● Exercise aim
Leave out the images and repeat the listing below without a single change.

● Supplied data
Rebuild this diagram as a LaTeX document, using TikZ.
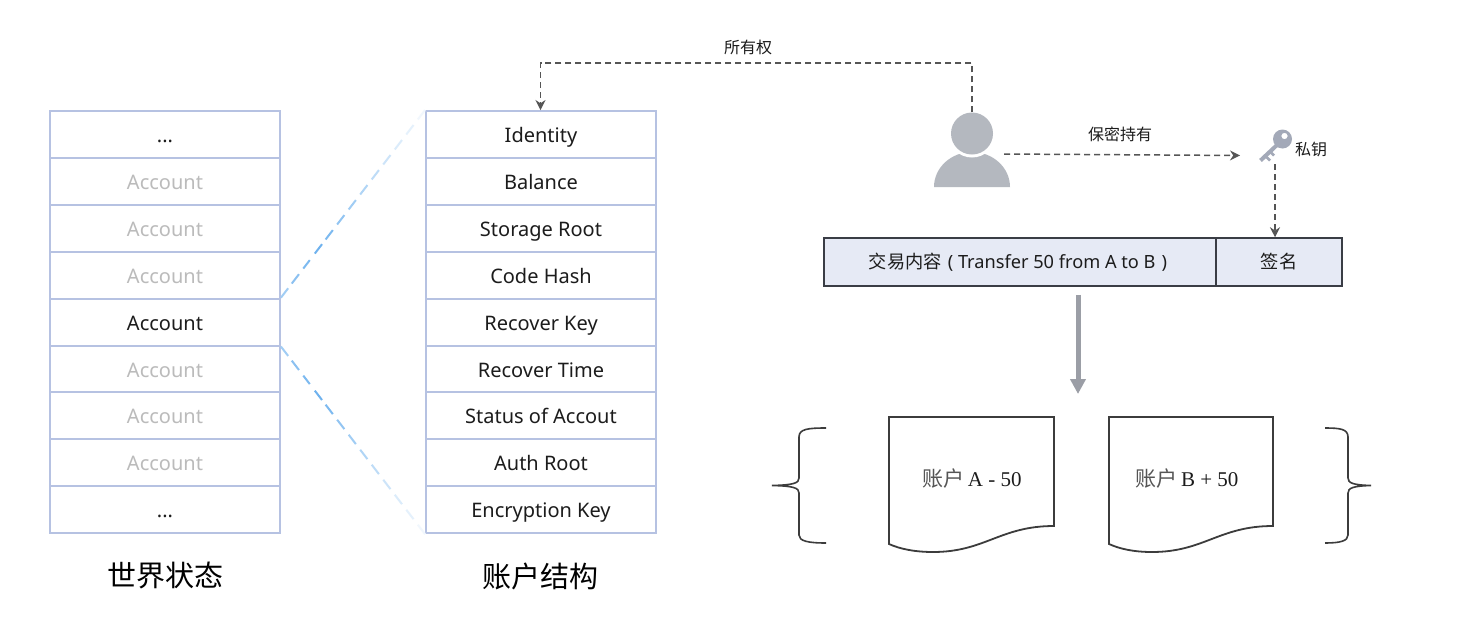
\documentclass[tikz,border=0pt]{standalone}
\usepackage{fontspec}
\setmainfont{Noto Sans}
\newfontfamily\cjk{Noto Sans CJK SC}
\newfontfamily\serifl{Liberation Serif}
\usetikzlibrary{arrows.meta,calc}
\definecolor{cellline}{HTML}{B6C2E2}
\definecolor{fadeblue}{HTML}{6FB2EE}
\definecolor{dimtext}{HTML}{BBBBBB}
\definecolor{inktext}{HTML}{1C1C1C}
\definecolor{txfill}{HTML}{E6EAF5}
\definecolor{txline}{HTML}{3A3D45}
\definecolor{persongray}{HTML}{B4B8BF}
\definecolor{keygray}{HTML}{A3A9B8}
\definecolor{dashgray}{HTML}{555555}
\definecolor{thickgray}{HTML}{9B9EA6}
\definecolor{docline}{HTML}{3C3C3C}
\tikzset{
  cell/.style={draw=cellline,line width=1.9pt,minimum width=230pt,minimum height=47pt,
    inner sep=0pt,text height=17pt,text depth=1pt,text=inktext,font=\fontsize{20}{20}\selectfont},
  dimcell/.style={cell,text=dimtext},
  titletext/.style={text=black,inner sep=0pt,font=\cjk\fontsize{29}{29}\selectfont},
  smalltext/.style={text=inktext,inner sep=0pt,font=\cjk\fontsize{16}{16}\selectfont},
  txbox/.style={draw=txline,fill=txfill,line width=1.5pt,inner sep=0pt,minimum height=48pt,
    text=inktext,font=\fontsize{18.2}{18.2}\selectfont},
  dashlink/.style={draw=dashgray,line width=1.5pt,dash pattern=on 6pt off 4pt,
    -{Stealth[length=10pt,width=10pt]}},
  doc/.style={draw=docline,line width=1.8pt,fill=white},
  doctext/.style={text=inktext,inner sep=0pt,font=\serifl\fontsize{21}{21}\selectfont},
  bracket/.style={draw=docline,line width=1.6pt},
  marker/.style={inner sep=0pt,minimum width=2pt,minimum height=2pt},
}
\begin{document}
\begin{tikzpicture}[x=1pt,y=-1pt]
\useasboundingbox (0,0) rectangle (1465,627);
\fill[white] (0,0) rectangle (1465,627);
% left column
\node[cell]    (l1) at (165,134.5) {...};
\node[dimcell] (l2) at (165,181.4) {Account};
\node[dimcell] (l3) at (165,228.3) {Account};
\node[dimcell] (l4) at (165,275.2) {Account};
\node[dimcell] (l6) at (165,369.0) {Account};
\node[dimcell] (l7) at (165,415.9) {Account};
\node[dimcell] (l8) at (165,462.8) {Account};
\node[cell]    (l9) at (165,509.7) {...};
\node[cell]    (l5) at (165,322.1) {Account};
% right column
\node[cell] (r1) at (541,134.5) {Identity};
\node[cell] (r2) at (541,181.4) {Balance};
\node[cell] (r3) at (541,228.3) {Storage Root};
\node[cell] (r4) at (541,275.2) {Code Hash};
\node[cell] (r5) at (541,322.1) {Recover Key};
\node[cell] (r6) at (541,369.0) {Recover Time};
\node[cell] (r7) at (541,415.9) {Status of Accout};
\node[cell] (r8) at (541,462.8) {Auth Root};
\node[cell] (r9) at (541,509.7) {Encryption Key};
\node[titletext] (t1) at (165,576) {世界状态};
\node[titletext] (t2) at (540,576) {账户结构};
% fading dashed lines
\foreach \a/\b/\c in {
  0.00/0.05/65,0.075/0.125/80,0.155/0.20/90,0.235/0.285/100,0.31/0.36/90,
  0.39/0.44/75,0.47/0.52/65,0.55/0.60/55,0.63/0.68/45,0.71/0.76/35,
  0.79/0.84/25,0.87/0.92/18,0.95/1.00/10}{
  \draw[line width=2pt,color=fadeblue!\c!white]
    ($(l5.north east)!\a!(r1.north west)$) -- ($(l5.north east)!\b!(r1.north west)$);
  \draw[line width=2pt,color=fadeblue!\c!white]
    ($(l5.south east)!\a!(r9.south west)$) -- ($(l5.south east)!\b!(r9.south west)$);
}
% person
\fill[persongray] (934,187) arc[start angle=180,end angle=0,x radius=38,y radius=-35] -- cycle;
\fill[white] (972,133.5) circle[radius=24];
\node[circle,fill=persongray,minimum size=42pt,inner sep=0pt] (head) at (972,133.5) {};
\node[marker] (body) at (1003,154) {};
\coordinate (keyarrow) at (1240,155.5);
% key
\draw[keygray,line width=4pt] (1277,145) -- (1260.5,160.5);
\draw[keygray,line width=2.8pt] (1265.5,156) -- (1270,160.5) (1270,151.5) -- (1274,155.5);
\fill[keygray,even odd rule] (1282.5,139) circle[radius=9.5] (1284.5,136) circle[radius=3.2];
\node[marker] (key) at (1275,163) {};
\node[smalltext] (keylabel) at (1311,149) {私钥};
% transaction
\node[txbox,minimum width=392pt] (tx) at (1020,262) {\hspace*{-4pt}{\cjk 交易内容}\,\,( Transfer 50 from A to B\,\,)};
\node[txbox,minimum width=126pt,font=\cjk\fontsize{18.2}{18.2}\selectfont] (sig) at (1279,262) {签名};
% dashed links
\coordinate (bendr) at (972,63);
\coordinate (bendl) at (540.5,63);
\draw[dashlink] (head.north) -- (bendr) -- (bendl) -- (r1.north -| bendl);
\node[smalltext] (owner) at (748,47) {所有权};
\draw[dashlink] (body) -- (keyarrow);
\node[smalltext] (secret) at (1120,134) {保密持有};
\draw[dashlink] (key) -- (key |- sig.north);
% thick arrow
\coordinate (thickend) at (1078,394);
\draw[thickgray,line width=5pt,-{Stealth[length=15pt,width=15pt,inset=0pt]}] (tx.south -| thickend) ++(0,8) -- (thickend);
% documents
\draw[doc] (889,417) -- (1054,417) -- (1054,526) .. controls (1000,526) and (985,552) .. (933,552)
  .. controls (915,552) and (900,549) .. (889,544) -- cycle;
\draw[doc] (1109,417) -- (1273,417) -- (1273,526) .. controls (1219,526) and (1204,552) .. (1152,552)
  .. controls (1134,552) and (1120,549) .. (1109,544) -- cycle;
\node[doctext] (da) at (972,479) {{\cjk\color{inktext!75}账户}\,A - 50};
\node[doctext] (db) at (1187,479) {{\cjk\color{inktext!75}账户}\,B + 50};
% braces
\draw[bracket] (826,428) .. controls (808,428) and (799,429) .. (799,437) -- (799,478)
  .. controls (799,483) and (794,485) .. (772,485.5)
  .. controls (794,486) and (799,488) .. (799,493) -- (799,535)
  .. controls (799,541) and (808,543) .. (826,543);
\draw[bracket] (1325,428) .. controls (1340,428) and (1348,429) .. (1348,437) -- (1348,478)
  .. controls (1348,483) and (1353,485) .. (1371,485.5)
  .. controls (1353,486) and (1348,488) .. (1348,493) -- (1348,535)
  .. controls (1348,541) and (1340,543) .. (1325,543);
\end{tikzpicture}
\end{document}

● Response to the exercise
Rebuild this diagram as a LaTeX document, using TikZ.
\documentclass[tikz,border=0pt]{standalone}
\usepackage{fontspec}
\setmainfont{Noto Sans}
\newfontfamily\cjk{Noto Sans CJK SC}
\newfontfamily\serifl{Liberation Serif}
\usetikzlibrary{arrows.meta,calc}
\definecolor{cellline}{HTML}{B6C2E2}
\definecolor{fadeblue}{HTML}{6FB2EE}
\definecolor{dimtext}{HTML}{BBBBBB}
\definecolor{inktext}{HTML}{1C1C1C}
\definecolor{txfill}{HTML}{E6EAF5}
\definecolor{txline}{HTML}{3A3D45}
\definecolor{persongray}{HTML}{B4B8BF}
\definecolor{keygray}{HTML}{A3A9B8}
\definecolor{dashgray}{HTML}{555555}
\definecolor{thickgray}{HTML}{9B9EA6}
\definecolor{docline}{HTML}{3C3C3C}
\tikzset{
  cell/.style={draw=cellline,line width=1.9pt,minimum width=230pt,minimum height=47pt,
    inner sep=0pt,text height=17pt,text depth=1pt,text=inktext,font=\fontsize{20}{20}\selectfont},
  dimcell/.style={cell,text=dimtext},
  titletext/.style={text=black,inner sep=0pt,font=\cjk\fontsize{29}{29}\selectfont},
  smalltext/.style={text=inktext,inner sep=0pt,font=\cjk\fontsize{16}{16}\selectfont},
  txbox/.style={draw=txline,fill=txfill,line width=1.5pt,inner sep=0pt,minimum height=48pt,
    text=inktext,font=\fontsize{18.2}{18.2}\selectfont},
  dashlink/.style={draw=dashgray,line width=1.5pt,dash pattern=on 6pt off 4pt,
    -{Stealth[length=10pt,width=10pt]}},
  doc/.style={draw=docline,line width=1.8pt,fill=white},
  doctext/.style={text=inktext,inner sep=0pt,font=\serifl\fontsize{21}{21}\selectfont},
  bracket/.style={draw=docline,line width=1.6pt},
  marker/.style={inner sep=0pt,minimum width=2pt,minimum height=2pt},
}
\begin{document}
\begin{tikzpicture}[x=1pt,y=-1pt]
\useasboundingbox (0,0) rectangle (1465,627);
\fill[white] (0,0) rectangle (1465,627);
% left column
\node[cell]    (l1) at (165,134.5) {...};
\node[dimcell] (l2) at (165,181.4) {Account};
\node[dimcell] (l3) at (165,228.3) {Account};
\node[dimcell] (l4) at (165,275.2) {Account};
\node[dimcell] (l6) at (165,369.0) {Account};
\node[dimcell] (l7) at (165,415.9) {Account};
\node[dimcell] (l8) at (165,462.8) {Account};
\node[cell]    (l9) at (165,509.7) {...};
\node[cell]    (l5) at (165,322.1) {Account};
% right column
\node[cell] (r1) at (541,134.5) {Identity};
\node[cell] (r2) at (541,181.4) {Balance};
\node[cell] (r3) at (541,228.3) {Storage Root};
\node[cell] (r4) at (541,275.2) {Code Hash};
\node[cell] (r5) at (541,322.1) {Recover Key};
\node[cell] (r6) at (541,369.0) {Recover Time};
\node[cell] (r7) at (541,415.9) {Status of Accout};
\node[cell] (r8) at (541,462.8) {Auth Root};
\node[cell] (r9) at (541,509.7) {Encryption Key};
\node[titletext] (t1) at (165,576) {世界状态};
\node[titletext] (t2) at (540,576) {账户结构};
% fading dashed lines
\foreach \a/\b/\c in {
  0.00/0.05/65,0.075/0.125/80,0.155/0.20/90,0.235/0.285/100,0.31/0.36/90,
  0.39/0.44/75,0.47/0.52/65,0.55/0.60/55,0.63/0.68/45,0.71/0.76/35,
  0.79/0.84/25,0.87/0.92/18,0.95/1.00/10}{
  \draw[line width=2pt,color=fadeblue!\c!white]
    ($(l5.north east)!\a!(r1.north west)$) -- ($(l5.north east)!\b!(r1.north west)$);
  \draw[line width=2pt,color=fadeblue!\c!white]
    ($(l5.south east)!\a!(r9.south west)$) -- ($(l5.south east)!\b!(r9.south west)$);
}
% person
\fill[persongray] (934,187) arc[start angle=180,end angle=0,x radius=38,y radius=-35] -- cycle;
\fill[white] (972,133.5) circle[radius=24];
\node[circle,fill=persongray,minimum size=42pt,inner sep=0pt] (head) at (972,133.5) {};
\node[marker] (body) at (1003,154) {};
\coordinate (keyarrow) at (1240,155.5);
% key
\draw[keygray,line width=4pt] (1277,145) -- (1260.5,160.5);
\draw[keygray,line width=2.8pt] (1265.5,156) -- (1270,160.5) (1270,151.5) -- (1274,155.5);
\fill[keygray,even odd rule] (1282.5,139) circle[radius=9.5] (1284.5,136) circle[radius=3.2];
\node[marker] (key) at (1275,163) {};
\node[smalltext] (keylabel) at (1311,149) {私钥};
% transaction
\node[txbox,minimum width=392pt] (tx) at (1020,262) {\hspace*{-4pt}{\cjk 交易内容}\,\,( Transfer 50 from A to B\,\,)};
\node[txbox,minimum width=126pt,font=\cjk\fontsize{18.2}{18.2}\selectfont] (sig) at (1279,262) {签名};
% dashed links
\coordinate (bendr) at (972,63);
\coordinate (bendl) at (540.5,63);
\draw[dashlink] (head.north) -- (bendr) -- (bendl) -- (r1.north -| bendl);
\node[smalltext] (owner) at (748,47) {所有权};
\draw[dashlink] (body) -- (keyarrow);
\node[smalltext] (secret) at (1120,134) {保密持有};
\draw[dashlink] (key) -- (key |- sig.north);
% thick arrow
\coordinate (thickend) at (1078,394);
\draw[thickgray,line width=5pt,-{Stealth[length=15pt,width=15pt,inset=0pt]}] (tx.south -| thickend) ++(0,8) -- (thickend);
% documents
\draw[doc] (889,417) -- (1054,417) -- (1054,526) .. controls (1000,526) and (985,552) .. (933,552)
  .. controls (915,552) and (900,549) .. (889,544) -- cycle;
\draw[doc] (1109,417) -- (1273,417) -- (1273,526) .. controls (1219,526) and (1204,552) .. (1152,552)
  .. controls (1134,552) and (1120,549) .. (1109,544) -- cycle;
\node[doctext] (da) at (972,479) {{\cjk\color{inktext!75}账户}\,A - 50};
\node[doctext] (db) at (1187,479) {{\cjk\color{inktext!75}账户}\,B + 50};
% braces
\draw[bracket] (826,428) .. controls (808,428) and (799,429) .. (799,437) -- (799,478)
  .. controls (799,483) and (794,485) .. (772,485.5)
  .. controls (794,486) and (799,488) .. (799,493) -- (799,535)
  .. controls (799,541) and (808,543) .. (826,543);
\draw[bracket] (1325,428) .. controls (1340,428) and (1348,429) .. (1348,437) -- (1348,478)
  .. controls (1348,483) and (1353,485) .. (1371,485.5)
  .. controls (1353,486) and (1348,488) .. (1348,493) -- (1348,535)
  .. controls (1348,541) and (1340,543) .. (1325,543);
\end{tikzpicture}
\end{document}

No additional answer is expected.